Now the void was yawning again. It was Shalimar’s arrival in Max’s life that had reawakened Kashmir in him, had brought back that paradise from which he had been expelled long years before. It was in a way for Shalimar, or rather for the love they had once shared, that Max had found his way to the television studios to deliver his last oration. It was on account of Shalimar, then, that he had lost Zainab Azam. And now Shalimar too was leaving. Max had a vision of his open grave, of a rectilinear black hole huddling in the ground, as empty as his life, and felt the darkness measuring him for his shroud. “We’ll discuss this nonsense later,” he said, affecting nonchalance even though sudden terror had risen in his throat like bile. He tore up the schedule of the day’s events. “I’m going to see India. Get the goddamn car.”

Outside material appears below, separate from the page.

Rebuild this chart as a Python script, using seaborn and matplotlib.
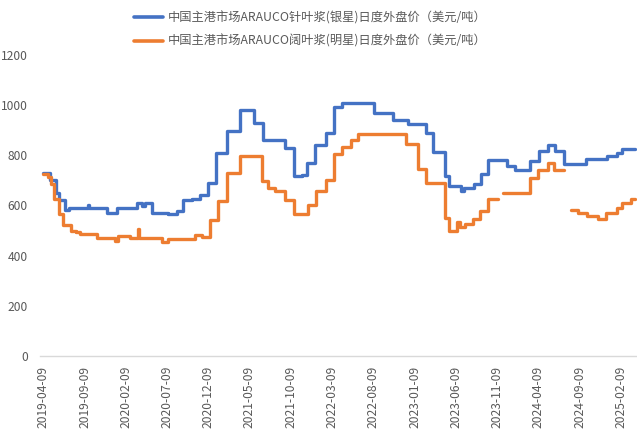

When they were on Laurel Canyon the Himalayas began to rise around them, at high speed, like special effects. This was the third portent. Unlike his daughter and her mother Max Ophuls did not possess the gift or curse of occasional second sight and so when he saw the white eight-thousand-meter giants smashing up into the sky, bearing away the neighborhood’s split-level homes, designer pets and exotic plant life he trembled with fear. If he was seeing visions it meant that trouble was coming. It would be extreme in nature and would not be long delayed. The murderous illusion of the Himalayas persisted for a full ten seconds, so that the Bentley seemed to be skidding down a spectral ice-valley toward certain destruction, but then as if in a dream a traffic light reared up out of the snow and guided by that red beacon the whole city came back unscathed. Max’s throat felt sore and raw, as if he had caught a chill in the thin Karakoram air. He pulled out his silver hip-flask, gulped down a burning mouthful of whiskey and called his daughter on the phone.